The world is constantly in transition, never faster than now, and what exists now is not what was here before. There is no possibility of “going back,” undoing wrongs, or returning Stanley Park to its “natural” state or anything like that. And that’s fine. We need to acknowledge that Vancouver is a city with a colonialist past and in making a commitment to make things right with indigenous inhabitants we can perhaps find a route to a creative reconciliation with the natural world as well. We have disrespected and misrepresented what was here before the city—Native culture and the natural world—and it is wholly possible that we can do both some justice. As Cease puts it:
I am very hopeful. Native or non-Native, we have to live with an open mind. That’s how we have survived colonialism over the past 150 years—we have had to come to terms with new realities.
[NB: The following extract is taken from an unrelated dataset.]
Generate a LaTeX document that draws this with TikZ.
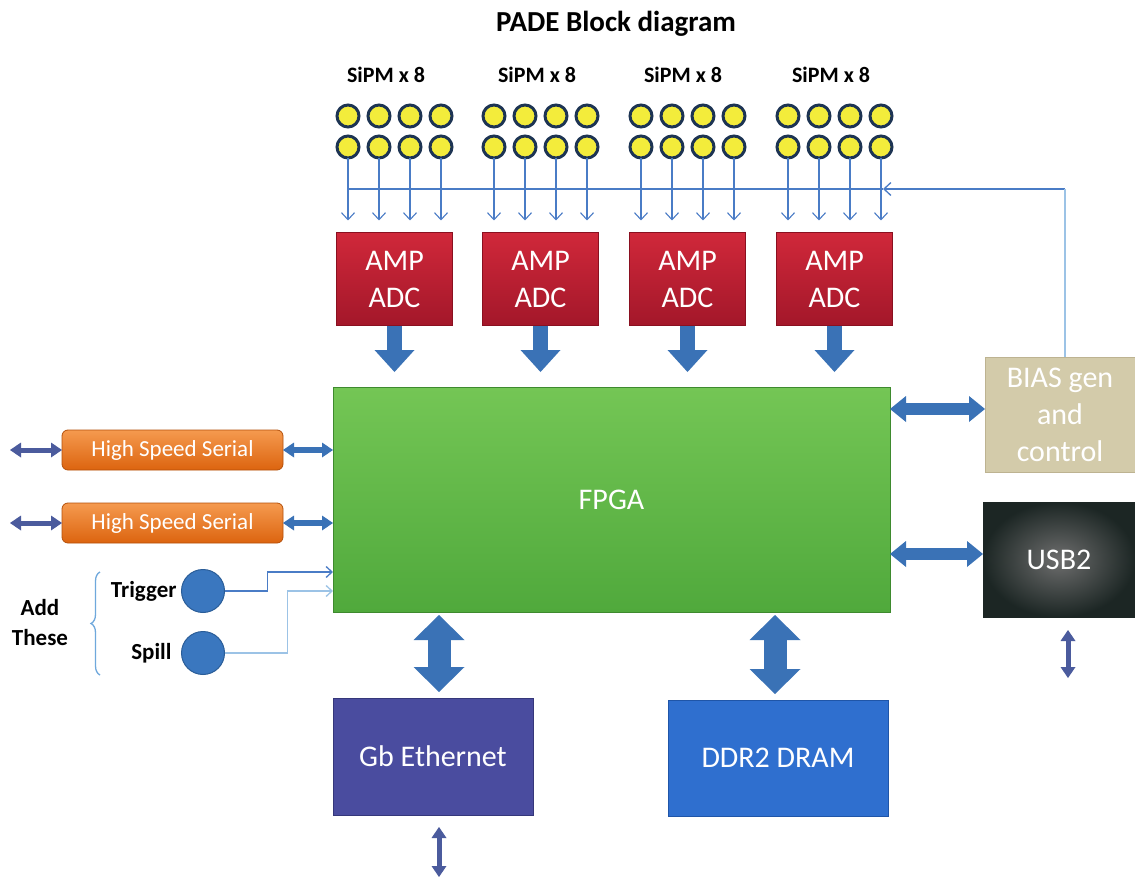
\documentclass[tikz,border=0pt]{standalone}
\usepackage{fontspec}
\setmainfont{Carlito}
\usetikzlibrary{arrows.meta,decorations.pathreplacing,calc}
\definecolor{ampT}{HTML}{D0283A}
\definecolor{ampB}{HTML}{A3172A}
\definecolor{ampD}{HTML}{8A1020}
\definecolor{fpgaT}{HTML}{74C655}
\definecolor{fpgaB}{HTML}{50A93C}
\definecolor{fpgaD}{HTML}{3E8A2E}
\definecolor{biasC}{HTML}{D3CBAA}
\definecolor{biasD}{HTML}{BDB391}
\definecolor{usbO}{HTML}{1C2624}
\definecolor{usbI}{HTML}{6E6E6E}
\definecolor{ethC}{HTML}{4A4C9F}
\definecolor{ethD}{HTML}{35377A}
\definecolor{ddrC}{HTML}{2F6FCF}
\definecolor{ddrD}{HTML}{1F55A8}
\definecolor{hssT}{HTML}{F59A4F}
\definecolor{hssB}{HTML}{DC640F}
\definecolor{hssD}{HTML}{B5500A}
\definecolor{arrowC}{HTML}{3A72B6}
\definecolor{thinC}{HTML}{4B5B9D}
\definecolor{sigC}{HTML}{4A7CC6}
\definecolor{lightC}{HTML}{9CC3E6}
\definecolor{sipmF}{HTML}{F3EC3B}
\definecolor{sipmL}{HTML}{1D3453}
\definecolor{btnC}{HTML}{3A77BF}
\definecolor{btnD}{HTML}{2A5D98}
\definecolor{braceC}{HTML}{6FA8DC}
\begin{document}
\begin{tikzpicture}[x=1pt,y=-1pt,
  every node/.style={inner sep=0pt, outer sep=0pt},
  blk/.style={text=white, align=center, font=\fontsize{30}{37}\selectfont},
  ampbox/.style={blk, minimum width=116pt, minimum height=93pt, top color=ampT, bottom color=ampB, draw=ampD, line width=0.8pt},
  fpgabox/.style={blk, minimum width=557pt, minimum height=225pt, top color=fpgaT, bottom color=fpgaB, draw=fpgaD, line width=0.8pt},
  biasbox/.style={blk, minimum width=150pt, minimum height=115pt, fill=biasC, draw=biasD, line width=0.8pt},
  usbbox/.style={blk, minimum width=152pt, minimum height=115pt, inner color=usbI, outer color=usbO, draw=usbO, line width=0.8pt},
  ethbox/.style={blk, minimum width=200pt, minimum height=117pt, fill=ethC, draw=ethD, line width=0.8pt},
  ddrbox/.style={blk, minimum width=220pt, minimum height=116pt, fill=ddrC, draw=ddrD, line width=0.8pt},
  hssbox/.style={text=white, font=\fontsize{23}{28}\selectfont, minimum width=221pt, minimum height=40pt, rounded corners=6pt, top color=hssT, bottom color=hssB, draw=hssD, line width=0.8pt},
  sipm/.style={circle, minimum size=22pt, fill=sipmF, draw=sipmL, line width=3pt},
  btn/.style={circle, minimum size=43pt, fill=btnC, draw=btnD, line width=1pt},
  boldlbl/.style={font=\fontsize{23}{30}\selectfont\bfseries, align=center},
  sipmlbl/.style={font=\fontsize{22}{26}\selectfont\bfseries},
  titlelbl/.style={font=\fontsize{29}{34}\selectfont\bfseries},
  sarrow/.style={draw=sigC, line width=1.1pt, -{Straight Barb[length=7pt,width=13pt]}},
  bus/.style={draw=sigC, line width=1.3pt},
  lightline/.style={draw=lightC, line width=1.3pt},
  bigarrow/.style={draw=arrowC, line width=15pt, -{Triangle[width=40pt,length=22pt,line width=0pt]}},
  bigdouble/.style={draw=arrowC, line width=23pt, {Triangle[width=51pt,length=25pt,line width=0pt]}-{Triangle[width=51pt,length=25pt,line width=0pt]}},
  hdouble/.style={draw=arrowC, line width=12pt, {Triangle[width=26pt,length=16pt,line width=0pt]}-{Triangle[width=26pt,length=16pt,line width=0pt]}},
  smalldouble/.style={draw=arrowC, line width=6pt, {Triangle[width=15pt,length=11pt,line width=0pt]}-{Triangle[width=15pt,length=11pt,line width=0pt]}},
  thindouble/.style={draw=thinC, line width=5pt, {Triangle[width=15pt,length=11pt,line width=0pt]}-{Triangle[width=15pt,length=11pt,line width=0pt]}},
  sigline/.style={draw=sigC, line width=1.3pt, -{Straight Barb[length=6pt,width=11pt]}},
  spilline/.style={draw=lightC, line width=1.3pt, -{Straight Barb[length=6pt,width=11pt]}}
]
\useasboundingbox[fill=white] (0,0) rectangle (1135,877);

% title
\node[titlelbl] (title) at (616,24) {PADE Block diagram};

% SiPM labels
\foreach \g/\lx in {1/386,2/537,3/683,4/831}
  \node[sipmlbl] (lab\g) at (\lx,75) {SiPM x 8};

% SiPM circles
\foreach \g/\bx in {1/348,2/494,3/641,4/788}{
  \foreach \i in {1,...,4}{
    \node[sipm] (sa\g\i) at ({\bx+31*(\i-1)},116) {};
    \node[sipm] (sb\g\i) at ({\bx+31*(\i-1)},147) {};
  }
}

% AMP/ADC boxes
\foreach \g/\cx in {1/394.5,2/540.5,3/687.5,4/834.5}
  \node[ampbox] (amp\g) at (\cx,279) {AMP\\ADC};

% main blocks
\node[fpgabox] (fpga) at (611.5,499.5) {FPGA};
\node[biasbox] (bias) at (1060,414.5) {BIAS gen\\and\\control};
\node[usbbox] (usb) at (1059,559.5) {USB2};
\node[ethbox] (eth) at (433,756.5) {Gb Ethernet};
\node[ddrbox] (ddr) at (778,758) {DDR2 DRAM};
\node[hssbox] (hss1) at (172.5,450) {High Speed Serial};
\node[hssbox] (hss2) at (172.5,523) {High Speed Serial};

% trigger / spill
\node[btn] (trig) at (203,591) {};
\node[btn] (spill) at (203,653) {};
\node[boldlbl, anchor=east] (trigl) at ([xshift=-5pt]trig.west) {Trigger};
\node[boldlbl, anchor=east] (spilll) at ([xshift=-10pt]spill.west) {Spill};
\node[boldlbl] (addl) at (40,623) {Add\\These};

% brace
\coordinate (brB) at (100,675);
\coordinate (brT) at (100,572);
\draw[draw=braceC, line width=1.3pt, decorate, decoration={brace, amplitude=9pt}] (brB) -- (brT);

% SiPM arrows to AMP
\foreach \g in {1,...,4}{
  \foreach \i in {1,...,4}{
    \draw[sarrow, shorten >=12pt] (sb\g\i.south) -- (sb\g\i.south |- amp\g.north);
  }
}

% bias bus
\coordinate (busL) at (348,189);
\coordinate (busR) at (883,189);
\coordinate (busC) at (1065,189);
\draw[bus] (busL) -- (busR);
\draw[bus, -{Straight Barb[length=7pt,width=13pt]}] (busC) -- (busR);
\draw[lightline] ([xshift=5pt]bias.north) -- (busC);

% AMP -> FPGA
\foreach \g in {1,...,4}
  \draw[bigarrow, shorten >=15pt] (amp\g.south) -- (amp\g.south |- fpga.north);

% FPGA <-> right blocks
\draw[hdouble] ([yshift=5.5pt]fpga.east |- bias.west) -- ([yshift=5.5pt]bias.west);
\draw[hdouble] ([yshift=5.5pt]fpga.east |- usb.west) -- ([yshift=5.5pt]usb.west);

% FPGA <-> bottom blocks
\draw[bigdouble, shorten <=3pt, shorten >=6pt] ([xshift=6pt]eth.north |- fpga.south) -- ([xshift=6pt]eth.north);
\draw[bigdouble, shorten <=3pt, shorten >=6pt] ([xshift=-3pt]ddr.north |- fpga.south) -- ([xshift=-3pt]ddr.north);

% HSS arrows
\coordinate (hss1out) at (10,450);
\coordinate (hss2out) at (10,523);
\draw[thindouble] (hss1out) -- (hss1.west);
\draw[thindouble] (hss2out) -- (hss2.west);
\draw[smalldouble] (hss1.east) -- (hss1.east -| fpga.west);
\draw[smalldouble] (hss2.east) -- (hss2.east -| fpga.west);

% external thin arrows
\coordinate (usbout) at (1068,678);
\coordinate (ethout) at (439,877);
\draw[thindouble, shorten <=13pt] ([xshift=9pt]usb.south) -- (usbout);
\draw[thindouble, shorten <=12pt] ([xshift=6pt]eth.south) -- (ethout);

% trigger / spill lines
\draw[sigline] (trig.east) -- ++(43,0) |- ([yshift=-72.5pt]fpga.west);
\draw[spilline] (spill.east) -- ++(63,0) |- ([yshift=-91.5pt]fpga.west);
\end{tikzpicture}
\end{document}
We want peace but we can’t be expected to give anything more up. Reciprocity works if what you give, you get back. That’s how our people have operated for an eternity. Especially in hard times things come back to you and now it’s Vancouver’s turn to give back.
That seems foundational as the city moves forward: rooting our future in historical honesty. Vancouver needs to ditch its naïve pose that we are ahistorical—that we are making something out of nothing.
Let’s make peace with the fact that this is a city, it’s not “nature,” and build on that. I think places like Thessaloniki and Istanbul, which have unapologetic urban histories measured in centuries, can provide some working ideas about how a real, or even great, city emerges, here and elsewhere.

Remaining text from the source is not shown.